Oil Exec Calls Royalty Review Chair "A Lumberjack"

I see from the Front Page of the Edmonton Journal and Gary Lamphier’s continued excellent business coverage on the RRR the Hunter Panel on Royalty Review is not going to stay out of the fray. Some of them made the rounds to some media people yesterday and are ready, willing and able to actively explain their processes, findings and continue to clarify the issues and their recommendations. Good for them.

There are some oil company executives who are now becoming insulting and calling names like some school yard bully. One such person recently appeared on a radio show saying Bill Hunter, the Chair of the Panel and former president of Alberta-Pacific Forest Industries was a “lumberjack” and suggesting he didn’t know the energy industry.

I have worked in both industries and I can tell you one thing though. If the oil and gas industry took a similar responsible stewardship view of their obligations to the citizens as owners of the natural resources as does the forest industry, the energy industry would not be in the public relations and political jam they are in now over rents and royalties.

The Edmonton Journal Headlines today says it all about the tactics being used by some – clearly not all of the oil patch leadership. Bill Hunter the Review Chair says “We’re Not a Bunch of Morons” is the front page of today’s Edmonton Journal. The inside story headline states the Panel position “Industry Argument ‘Distorts Picture.’”

These reactions from some of the industry “leaders” remind me of some “practical” advice from one of my professors in Law School. He said “If the law is against you argue the facts. If the facts are against you, argue the law.
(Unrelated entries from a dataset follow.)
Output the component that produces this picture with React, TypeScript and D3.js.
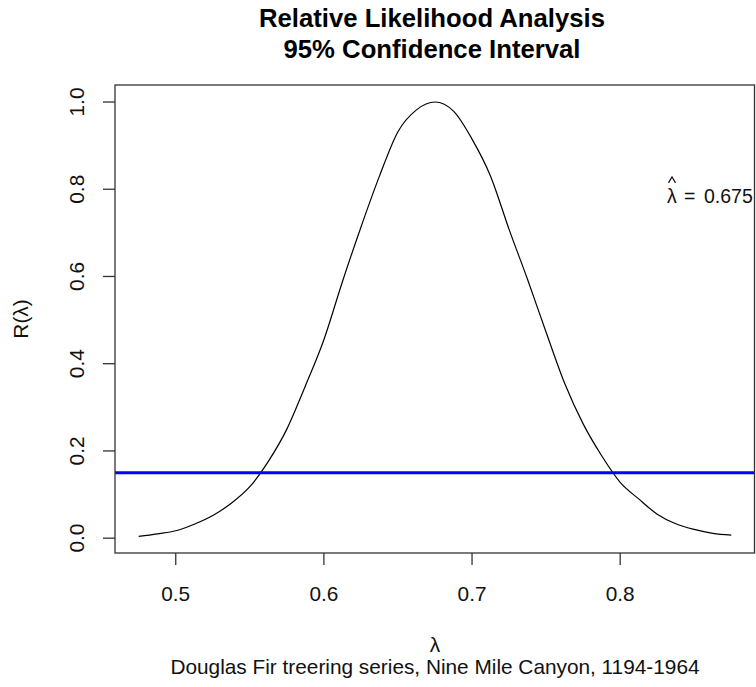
import React from "react";
import * as d3 from "d3";

// Relative likelihood R(λ) evaluated on a grid of λ values
const lambdaValues = [
  0.475, 0.4875, 0.5, 0.5125, 0.525, 0.5375, 0.55, 0.5625, 0.575, 0.5875, 0.6,
  0.6125, 0.625, 0.6375, 0.65, 0.6625, 0.675, 0.6875, 0.7, 0.7125, 0.725,
  0.7375, 0.75, 0.7625, 0.775, 0.7875, 0.8, 0.8125, 0.825, 0.8375, 0.85,
  0.8625, 0.875,
];
const likelihoodValues = [
  0.004, 0.01, 0.017, 0.032, 0.052, 0.08, 0.118, 0.176, 0.25, 0.349, 0.455,
  0.588, 0.713, 0.83, 0.932, 0.982, 1.0, 0.979, 0.915, 0.83, 0.708, 0.593,
  0.472, 0.355, 0.262, 0.189, 0.128, 0.09, 0.055, 0.033, 0.02, 0.011, 0.007,
];
const xTicks = [0.5, 0.6, 0.7, 0.8];
const yTicks = [0.0, 0.2, 0.4, 0.6, 0.8, 1.0];
const cutoff = 0.15;
const lambdaHat = 0.675;

const W = 756;
const H = 687;
const margin = { left: 115, right: 1, top: 85, bottom: 134 };
const FONT = "'Liberation Sans', Arial, Helvetica, sans-serif";
const BASE = 20.8;

export default function App() {
  const x0 = d3.min(lambdaValues) as number;
  const x1 = d3.max(lambdaValues) as number;
  const xPad = (x1 - x0) * 0.04;

  const x = d3
    .scaleLinear()
    .domain([x0 - xPad, x1 + xPad])
    .range([margin.left, W - margin.right]);
  const y = d3
    .scaleLinear()
    .domain([-0.034, 1.039])
    .range([H - margin.bottom, margin.top]);

  const pts = lambdaValues.map((l, i) => [l, likelihoodValues[i]] as [number, number]);
  const line = d3
    .line<[number, number]>()
    .x((d) => x(d[0]))
    .y((d) => y(d[1]))
    .curve(d3.curveMonotoneX);

  const [left, right] = x.range();
  const [bottom, top] = y.range();
  const fmt = d3.format(".1f");

  const annY = y(0.787) + 8;
  const hatX = 672;
  const hatY = annY - 26;

  return (
    <svg
      width={W}
      height={H}
      style={{ position: "absolute", left: 0, top: 0, background: "#fff" }}
      fontFamily={FONT}
    >
      <rect x={0} y={0} width={W} height={H} fill="#fff" />

      {/* Title */}
      <text x={432} y={27} textAnchor="middle" fontSize={25.7} fontWeight="bold" fill="#000">
        Relative Likelihood Analysis
      </text>
      <text x={432} y={58} textAnchor="middle" fontSize={25.7} fontWeight="bold" fill="#000">
        95% Confidence Interval
      </text>

      {/* Curve */}
      <path d={line(pts) ?? ""} fill="none" stroke="#000" strokeWidth={1.2} />

      {/* Cutoff line */}
      <line x1={left} x2={right} y1={y(cutoff)} y2={y(cutoff)} stroke="#0000ff" strokeWidth={3} />

      {/* Plot box */}
      <rect
        x={left}
        y={top}
        width={right - left - 0.5}
        height={bottom - top}
        fill="none"
        stroke="#333"
        strokeWidth={1.3}
      />

      {/* X axis */}
      {xTicks.map((t) => (
        <g key={"x" + t}>
          <line x1={x(t)} x2={x(t)} y1={bottom} y2={bottom + 12} stroke="#333" strokeWidth={1.3} />
          <text x={x(t)} y={601} textAnchor="middle" fontSize={BASE} fill="#111">
            {fmt(t)}
          </text>
        </g>
      ))}

      {/* Y axis */}
      {yTicks.map((t) => (
        <g key={"y" + t}>
          <line x1={left - 12} x2={left} y1={y(t)} y2={y(t)} stroke="#333" strokeWidth={1.3} />
          <text
            transform={`translate(84,${y(t)}) rotate(-90)`}
            textAnchor="middle"
            fontSize={BASE}
            fill="#111"
          >
            {fmt(t)}
          </text>
        </g>
      ))}

      {/* Axis titles */}
      <text x={(left + right) / 2} y={652} textAnchor="middle" fontSize={BASE} fill="#111">
        λ
      </text>
      <text x={(left + right) / 2} y={674} textAnchor="middle" fontSize={BASE} fill="#111">
        Douglas Fir treering series, Nine Mile Canyon, 1194-1964
      </text>
      <text
        transform={`translate(28,${(top + bottom) / 2}) rotate(-90)`}
        textAnchor="middle"
        fontSize={BASE}
        fill="#111"
      >
        R(λ)
      </text>

      {/* Estimate annotation: λ with a hat, = 0.675 */}
      <g fontSize={19.5} fill="#111">
        <text x={667} y={annY}>λ</text>
        <path
          d={`M${hatX - 3.5},${hatY + 6} L${hatX},${hatY} L${hatX + 3.5},${hatY + 6}`}
          fill="none"
          stroke="#111"
          strokeWidth={1.2}
        />
        <text x={684} y={annY}>=</text>
        <text x={704} y={annY}>{String(lambdaHat)}</text>
      </g>
    </svg>
  );
}
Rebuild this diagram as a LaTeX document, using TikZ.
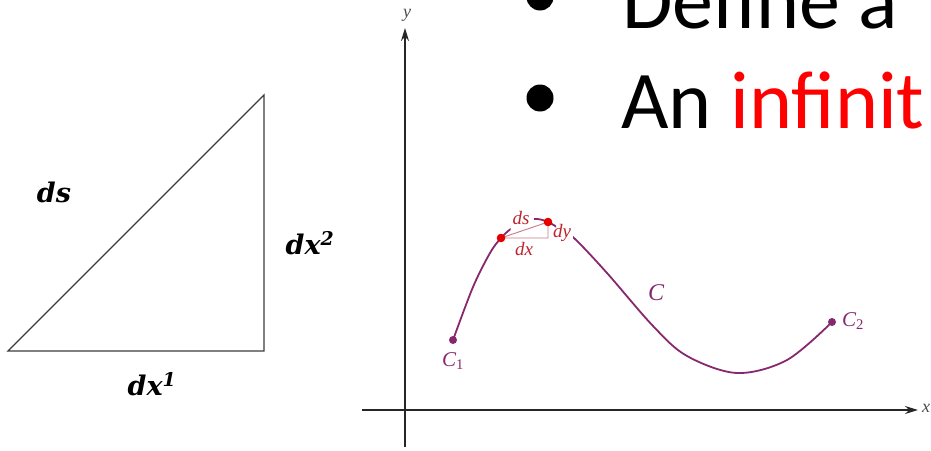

If both the facts and law are against you, then call the other side names.” Let’s hope the players keep this pubic consideration about this very important matter to all Albertans at a professional level and in a civil manner – even where we disagree.

This complex issue of providing for responsible, sustainable and optimal development of our oil sands is one of the most important economic, environmental, social AND POLITICAL decisions facing Alberta.

The record shows the development of the oil sands has not been well planned by our political level, not well regulated by our regulatory agencies and not well administrated by our bureaucracy. The impacts and implications of this decision will be felt for a long time to come.

This resource belongs to all citizens of Alberta and we need to be sure we, and industry and government are all clear about that. As Albertans we need all the various parties to work together but the ultimate decision is ours. Let your MLA know what you think responsible development and sustainable stewardship of your oils sands means. I will soon post on some of my ideas and those of others I have spoken with on the subject.